■ **Short exercise**: Please print exactly the lines below, from the start of the material up to and including the line with "const yMinorValues = d3.range(90, 126);", but none of the pictures.

■ **Source data**:
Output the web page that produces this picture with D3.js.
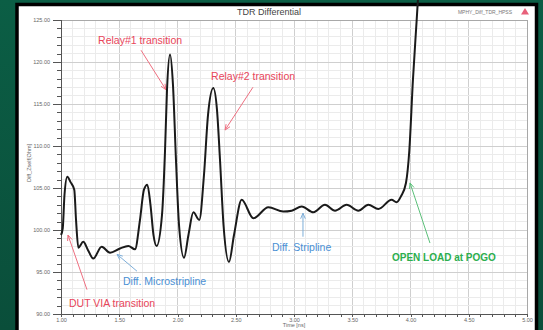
<!DOCTYPE html>
<html>
<head>
<meta charset="utf-8">
<script src="https://cdn.jsdelivr.net/npm/d3@7"></script>
<style>
  html, body { margin: 0; padding: 0; background: #0c5c44; }
  svg { display: block; }
  text { font-family: "Liberation Sans", Arial, sans-serif; }
</style>
</head>
<body>
<svg id="chart" width="543" height="330"></svg>
<script>
// TDR differential impedance trace (time in ns, impedance in ohm)
const timeNs = [
  1.000, 1.015, 1.030, 1.054, 1.082, 1.114, 1.129, 1.149, 1.191, 1.232,
  1.277, 1.349, 1.421, 1.506, 1.578, 1.635, 1.678, 1.712, 1.741, 1.768,
  1.794, 1.821, 1.867, 1.893, 1.910, 1.936, 1.961, 1.987, 2.013, 2.056,
  2.094, 2.136, 2.187, 2.227, 2.262, 2.307, 2.339, 2.365, 2.395, 2.442,
  2.485, 2.551, 2.651, 2.780, 2.908, 2.980, 3.066, 3.166, 3.266, 3.352,
  3.452, 3.552, 3.638, 3.724, 3.838, 3.880, 3.918, 3.961, 3.990, 4.021,
  4.053, 4.069
];
const impedance = [
  99.4, 100.2, 104.2, 106.35, 105.7, 104.8, 101.2, 97.9, 98.6, 97.6,
  96.6, 98.0, 97.3, 97.8, 98.1, 97.7, 101.2, 104.8, 105.4, 103.0,
  99.4, 98.1, 101.8, 109.5, 116.7, 120.9, 117.3, 108.3, 100.6, 96.7,
  99.4, 102.1, 101.2, 106.5, 113.7, 116.9, 114.3, 108.3, 100.6, 96.2,
  99.4, 103.6, 101.4, 102.7, 102.2, 102.3, 102.8, 102.1, 103.0, 102.3,
  103.0, 102.3, 103.0, 102.5, 103.6, 103.3, 104.0, 105.6, 109.5, 117.9,
  125.0, 128.6
];

// Axis tick values and labels
const xTickValues = [1.0, 1.5, 2.0, 2.5, 3.0, 3.5, 4.0, 4.5, 5.0];
const yTickValues = [90, 95, 100, 105, 110, 115, 120, 125];
const xMinorValues = d3.range(10, 51).map(d => d / 10);
const yMinorValues = d3.range(90, 126);

// Callout annotations: text, colour, label anchor, arrow from -> to (data units)
const noteText = ["Relay#1 transition", "Relay#2 transition", "DUT VIA transition",
                  "Diff. Microstripline", "Diff. Stripline", "OPEN LOAD at POGO"];
const noteColor = ["#e8455a", "#e8455a", "#e8455a", "#4a8fd4", "#4a8fd4", "#2cae4e"];
const noteArrowColor = ["#ee6f80", "#ee6f80", "#ee6f80", "#7eaed8", "#7eaed8", "#5cc07a"];
const noteLabelT = [1.318, 2.288, 1.069, 1.532, 2.811, 3.841];
const noteLabelZ = [122.1, 117.9, 90.8, 93.45, 97.5, 96.3];
const noteFromT = [1.687, 2.648, 1.223, 1.652, 3.077, 4.167];
const noteFromZ = [121.4, 117.0, 92.9, 95.1, 99.2, 98.45];
const noteToT = [1.901, 2.408, 1.060, 1.481, 3.077, 3.996];
const noteToZ = [116.7, 111.9, 99.4, 97.1, 102.0, 105.6];

const svg = d3.select("#chart");
const W = 543, H = 330;

// background
const defs = svg.append("defs");
const bg = defs.append("linearGradient").attr("id", "bg")
  .attr("x1", 0).attr("y1", 0).attr("x2", 0).attr("y2", 1);
bg.append("stop").attr("offset", 0).attr("stop-color", "#0b5e45");
bg.append("stop").attr("offset", 1).attr("stop-color", "#0a4e3a");
svg.append("rect").attr("width", W).attr("height", H).attr("fill", "url(#bg)");

// chart panel with black frame
svg.append("rect").attr("x", 17).attr("y", 4.5).attr("width", 519.5).attr("height", 330)
  .attr("fill", "#ffffff").attr("stroke", "#000").attr("stroke-width", 3.5);

const pLeft = 61, pRight = 527, pTop = 20, pBottom = 314;
const x = d3.scaleLinear().domain([1, 5]).range([pLeft, pRight]);
const y = d3.scaleLinear().domain([90, 125]).range([pBottom, pTop]);
const isHalf = d => Math.abs(d * 2 - Math.round(d * 2)) < 1e-6;

// grid
const grid = svg.append("g");
grid.selectAll("line.v").data(xMinorValues).join("line").attr("class", "v")
  .attr("x1", d => x(d)).attr("x2", d => x(d)).attr("y1", pTop).attr("y2", pBottom)
  .attr("stroke", d => isHalf(d) ? "#cfcfcf" : "#ebebeb")
  .attr("stroke-width", 1).attr("shape-rendering", "crispEdges");
grid.selectAll("line.h").data(yMinorValues).join("line").attr("class", "h")
  .attr("y1", d => y(d)).attr("y2", d => y(d)).attr("x1", pLeft).attr("x2", pRight)
  .attr("stroke", d => d % 5 === 0 ? "#cfcfcf" : "#ebebeb")
  .attr("stroke-width", 1).attr("shape-rendering", "crispEdges");

// plot frame
svg.append("rect").attr("x", pLeft).attr("y", pTop).attr("width", pRight - pLeft).attr("height", pBottom - pTop)
  .attr("fill", "none").attr("stroke", "#a8a8a8").attr("stroke-width", 1).attr("shape-rendering", "crispEdges");

// axes
const fmt = d3.format(".2f");
const yAxis = svg.append("g").attr("transform", `translate(${pLeft},0)`)
  .call(d3.axisLeft(y).tickValues(yTickValues).tickFormat(fmt).tickSize(8).tickPadding(3));
const yMinor = svg.append("g").attr("transform", `translate(${pLeft},0)`)
  .call(d3.axisLeft(y).tickValues(yMinorValues.filter(d => d % 5 !== 0)).tickFormat("").tickSize(4));
const xAxis = svg.append("g").attr("transform", `translate(0,${pBottom})`)
  .call(d3.axisBottom(x).tickValues(xTickValues).tickFormat(fmt).tickSize(3).tickPadding(1));
const xMinor = svg.append("g").attr("transform", `translate(0,${pBottom})`)
  .call(d3.axisBottom(x).tickValues(xMinorValues.filter(d => !isHalf(d))).tickFormat("").tickSize(3));
[yAxis, yMinor, xAxis, xMinor].forEach(g => {
  g.select(".domain").attr("stroke", "#555").attr("shape-rendering", "crispEdges");
  g.selectAll(".tick line").attr("stroke", "#555").attr("shape-rendering", "crispEdges");
  g.selectAll(".tick text").attr("fill", "#666").style("font-size", "5.5px");
});

// axis titles and header
svg.append("text").attr("x", 294).attr("y", 327).attr("text-anchor", "middle")
  .attr("fill", "#666").style("font-size", "5.5px").text("Time [ns]");
svg.append("text").attr("transform", "translate(31,163) rotate(-90)").attr("text-anchor", "middle")
  .attr("fill", "#666").style("font-size", "5.5px").text("Diff_Zself[Ohm]");
svg.append("text").attr("x", 269).attr("y", 15).attr("text-anchor", "middle")
  .attr("fill", "#444").style("font-size", "9px").text("TDR Differential");
svg.append("text").attr("x", 512).attr("y", 14).attr("text-anchor", "end")
  .attr("fill", "#777").style("font-size", "5px").text("MPHY_Diff_TDR_HPSS");
svg.append("path").attr("d", "M521,14.5 L525,8 L529,14.5 Z").attr("fill", "#e8607a");

// callouts
const notes = svg.append("g");
noteText.forEach((t, i) => {
  const x1 = x(noteFromT[i]), y1 = y(noteFromZ[i]);
  const x2 = x(noteToT[i]), y2 = y(noteToZ[i]);
  const ang = Math.atan2(y2 - y1, x2 - x1);
  const L = 6, A = 0.4;
  notes.append("line").attr("x1", x1).attr("y1", y1).attr("x2", x2).attr("y2", y2)
    .attr("stroke", noteArrowColor[i]).attr("stroke-width", 1);
  notes.append("path")
    .attr("d", `M${x2 - L * Math.cos(ang - A)},${y2 - L * Math.sin(ang - A)} L${x2},${y2} L${x2 - L * Math.cos(ang + A)},${y2 - L * Math.sin(ang + A)}`)
    .attr("fill", "none").attr("stroke", noteArrowColor[i]).attr("stroke-width", 1);
  notes.append("text").attr("x", x(noteLabelT[i])).attr("y", y(noteLabelZ[i]))
    .attr("fill", noteColor[i]).style("font-size", i === 5 ? "10px" : "10.5px")
    .style("font-weight", i === 5 ? "bold" : "normal")
    .text(t);
});

// trace
const line = d3.line().x((d, i) => x(timeNs[i])).y(d => y(d)).curve(d3.curveMonotoneX);
svg.append("path").datum(impedance).attr("d", line)
  .attr("fill", "none").attr("stroke", "#1a1a1a").attr("stroke-width", 2).attr("stroke-linejoin", "round");
</script>
</body>
</html>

■ **Answer to this exercise**:
Output the web page that produces this picture with D3.js.
<!DOCTYPE html>
<html>
<head>
<meta charset="utf-8">
<script src="https://cdn.jsdelivr.net/npm/d3@7"></script>
<style>
  html, body { margin: 0; padding: 0; background: #0c5c44; }
  svg { display: block; }
  text { font-family: "Liberation Sans", Arial, sans-serif; }
</style>
</head>
<body>
<svg id="chart" width="543" height="330"></svg>
<script>
// TDR differential impedance trace (time in ns, impedance in ohm)
const timeNs = [
  1.000, 1.015, 1.030, 1.054, 1.082, 1.114, 1.129, 1.149, 1.191, 1.232,
  1.277, 1.349, 1.421, 1.506, 1.578, 1.635, 1.678, 1.712, 1.741, 1.768,
  1.794, 1.821, 1.867, 1.893, 1.910, 1.936, 1.961, 1.987, 2.013, 2.056,
  2.094, 2.136, 2.187, 2.227, 2.262, 2.307, 2.339, 2.365, 2.395, 2.442,
  2.485, 2.551, 2.651, 2.780, 2.908, 2.980, 3.066, 3.166, 3.266, 3.352,
  3.452, 3.552, 3.638, 3.724, 3.838, 3.880, 3.918, 3.961, 3.990, 4.021,
  4.053, 4.069
];
const impedance = [
  99.4, 100.2, 104.2, 106.35, 105.7, 104.8, 101.2, 97.9, 98.6, 97.6,
  96.6, 98.0, 97.3, 97.8, 98.1, 97.7, 101.2, 104.8, 105.4, 103.0,
  99.4, 98.1, 101.8, 109.5, 116.7, 120.9, 117.3, 108.3, 100.6, 96.7,
  99.4, 102.1, 101.2, 106.5, 113.7, 116.9, 114.3, 108.3, 100.6, 96.2,
  99.4, 103.6, 101.4, 102.7, 102.2, 102.3, 102.8, 102.1, 103.0, 102.3,
  103.0, 102.3, 103.0, 102.5, 103.6, 103.3, 104.0, 105.6, 109.5, 117.9,
  125.0, 128.6
];

// Axis tick values and labels
const xTickValues = [1.0, 1.5, 2.0, 2.5, 3.0, 3.5, 4.0, 4.5, 5.0];
const yTickValues = [90, 95, 100, 105, 110, 115, 120, 125];
const xMinorValues = d3.range(10, 51).map(d => d / 10);
const yMinorValues = d3.range(90, 126);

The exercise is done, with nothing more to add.